If I were writing Dr Hypno my magical base would be "the doctor has the ability to transfer his consciousness into an animal and take control of its body." Then I'd make a list of questions to work out the attributes and limitations of this ability.
Does Hypno's mind replace the animal's consciousness, suppress it, or work alongside it? Some aspects of the animal's mind must carry through or else when he entered a dog Hypno wouldn't know how to bark or how to wag his tail. Is the animal aware that it's being controlled? Does Hypno have to struggle with the host's natural traits--aggressiveness, fear of water, etc.--which may assert themselves? Can Hypno inhabit only larger, warm-blooded animals, or can he take over reptiles, fish, insects? Worms? What is going on with Hypno's body when he's in an animal (personally I favor a vegetative state)? If his host is killed does Hypno's mind revert to his body or does his consciousness die along with the animal's? Does the animal remember that it was controlled by Hypno? If so, does it resent the intrusion? Is there a range for mind transference? If Hypno's body is on the other side of the world does his mind still return when the hypnotic effect wears off? Does the effect have a specific duration? Does this duration depend on the nature of the animal? Is it harder to maintain control over a more intelligent animal like a dolphin than it is over a flea?

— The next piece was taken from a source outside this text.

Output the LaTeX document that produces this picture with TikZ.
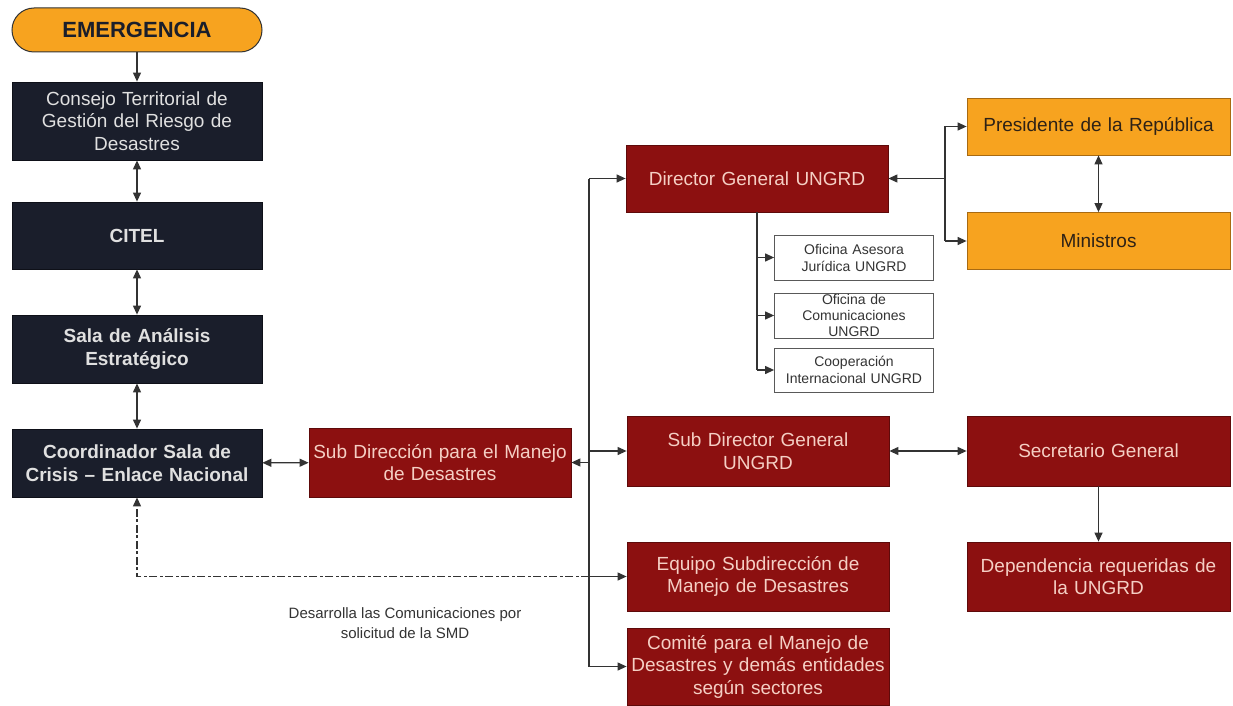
\documentclass[tikz,border=0pt]{standalone}
\usepackage{fontspec}
\setmainfont{Liberation Sans}
\usetikzlibrary{arrows.meta}
\definecolor{navy}{HTML}{1A1E2B}
\definecolor{navyline}{HTML}{0E1018}
\definecolor{dred}{HTML}{8C1010}
\definecolor{dredline}{HTML}{5E0A0A}
\definecolor{redtxt}{HTML}{F5CFC4}
\definecolor{orng}{HTML}{F7A31F}
\definecolor{orngline}{HTML}{A86A12}
\definecolor{orngtxt}{HTML}{2E2216}
\definecolor{lnc}{HTML}{333333}
\begin{document}
\begin{tikzpicture}[x=1pt,y=-1pt,
  base/.style={inner sep=0pt, align=center, line width=0.8pt},
  navybox/.style={base, fill=navy, draw=navyline, text=white!88!black, minimum width=250pt, font=\fontsize{19}{22.5}\selectfont, text width=240pt},
  redbox/.style={base, fill=dred, draw=dredline, text=redtxt, minimum width=262pt, font=\fontsize{19}{22.5}\selectfont, text width=258pt},
  orbox/.style={base, fill=orng, draw=orngline, text=orngtxt, minimum width=263pt, font=\fontsize{19}{22.5}\selectfont, text width=258pt},
  smallbox/.style={base, fill=white, draw=black!65, text=black!80, minimum width=159pt, font=\fontsize{14}{17}\selectfont, text width=155pt},
  ln/.style={draw=lnc, line width=1.2pt},
  arr/.style={ln, -{Triangle[length=9pt,width=8pt]}},
  darr/.style={ln, {Triangle[length=9pt,width=8pt]}-{Triangle[length=9pt,width=8pt]}}
]
\useasboundingbox (0,0) rectangle (1233,706);
\fill[white] (0,0) rectangle (1233,706);

% left column
\node[base, fill=orng, draw=black!80, line width=1pt, rounded corners=22pt, minimum width=250pt, minimum height=44pt, text=navy, font=\fontsize{22}{26}\selectfont\bfseries] (emer) at (137,30) {EMERGENCIA};
\node[navybox, minimum height=78pt] (consejo) at (137,121) {Consejo Territorial de\\Gestión del Riesgo de\\Desastres};
\node[navybox, minimum height=67pt, font=\fontsize{19}{22.5}\selectfont\bfseries] (citel) at (137,235.5) {CITEL};
\node[navybox, minimum height=68pt, font=\fontsize{19}{22.5}\selectfont\bfseries] (sala) at (137,349) {Sala de Análisis\\Estratégico};
\node[navybox, minimum height=68pt, font=\fontsize{19}{22.5}\selectfont\bfseries] (coord) at (137,463) {Coordinador Sala de\\Crisis – Enlace Nacional};

\node[redbox, minimum height=69pt] (subdir) at (440,462.5) {Sub Dirección para el Manejo\\de Desastres};

% middle column
\node[redbox, minimum height=67pt] (director) at (757,178.5) {Director General UNGRD};
\node[smallbox, minimum height=45pt] (ofi1) at (854,257.5) {Oficina Asesora\\Jurídica UNGRD};
\node[smallbox, minimum height=45pt, font=\fontsize{14}{16}\selectfont] (ofi2) at (854,315.5) {Oficina de\\Comunicaciones\\UNGRD};
\node[smallbox, minimum height=44pt] (ofi3) at (854,370) {Cooperación\\Internacional UNGRD};
\node[redbox, minimum height=70pt] (subgen) at (758,451) {Sub Director General\\UNGRD};
\node[redbox, minimum height=69pt] (equipo) at (758,576.5) {Equipo Subdirección de\\Manejo de Desastres};
\node[redbox, minimum height=77pt] (comite) at (758,666.5) {Comité para el Manejo de\\Desastres y demás entidades\\según sectores};

% right column
\node[orbox, minimum height=57pt] (pres) at (1098.5,126.5) {Presidente de la República};
\node[orbox, minimum height=57pt] (mini) at (1098.5,241) {Ministros};
\node[redbox, minimum height=70pt, minimum width=263pt] (secre) at (1098.5,451) {Secretario General};
\node[redbox, minimum height=69pt, minimum width=263pt] (depend) at (1098.5,576.5) {Dependencia requeridas de\\la UNGRD};

\node[inner sep=0pt, align=center, text=black!80, font=\fontsize{15}{20}\selectfont] (lbl) at (405,623) {Desarrolla las Comunicaciones por\\solicitud de la SMD};

% left column connectors
\draw[arr] (emer) -- (consejo);
\draw[darr] (consejo) -- (citel);
\draw[darr] (citel) -- (sala);
\draw[darr] (sala) -- (coord);
\draw[darr] (coord) -- (subdir);

% bus
\coordinate (bus) at (589,0);
\draw[ln] (bus |- director.west) -- (bus |- comite.west);
\draw[arr] (bus |- director.west) -- (director.west);
\draw[arr] (bus |- subdir.east) -- (subdir.east);
\draw[arr] (bus |- subgen.west) -- (subgen.west);
\draw[arr] (bus |- equipo.west) -- (equipo.west);
\draw[arr] (bus |- comite.west) -- (comite.west);
\draw[arr, dash pattern=on 8pt off 2.5pt on 3pt off 2.5pt] (bus |- equipo.west) -| (coord.south);

% director sub-offices
\draw[ln] (director.south) -- (director.south |- ofi3.west);
\draw[arr] (director.south |- ofi1.west) -- (ofi1.west);
\draw[arr] (director.south |- ofi2.west) -- (ofi2.west);
\draw[arr] (director.south |- ofi3.west) -- (ofi3.west);

% director to president / ministers
\coordinate (jn) at (945,178.5);
\draw[arr] (jn) -- (director.east);
\draw[ln] (jn |- pres.west) -- (jn |- mini.west);
\draw[arr] (jn |- pres.west) -- (pres.west);
\draw[arr] (jn |- mini.west) -- (mini.west);
\draw[darr] (pres) -- (mini);

% right side
\draw[darr] (subgen) -- (secre);
\draw[arr] (secre) -- (depend);
\end{tikzpicture}
\end{document}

You get the idea. Once I'd answered these questions I'd have guidelines to determine whether a future story would work. For instance I've decided that Hypno's mental control can not change the physiology of the host animal. He cannot make a cat's tail hold a pencil. He cannot make an elephant talk. Conceivably the good doctor could use a hypnotic trick to make someone think an animal is talking. But that's the same thing--inventing a new superpower in mid-story. I don't feel that's fair to the reader. Besides, Dr Hypno as originally conceived offers plenty of story possibilities.
Having said all this I acknowledge that this is all hindsight by an old coot writing 80+ years after the fact. I'm not a twenty-something cartoonist puzzling out how to do these newfangled comic book thingies. Who knows what Frank Thomas thought of the character, or of his job, or of Art in general? I'm basically playing mind games for fun.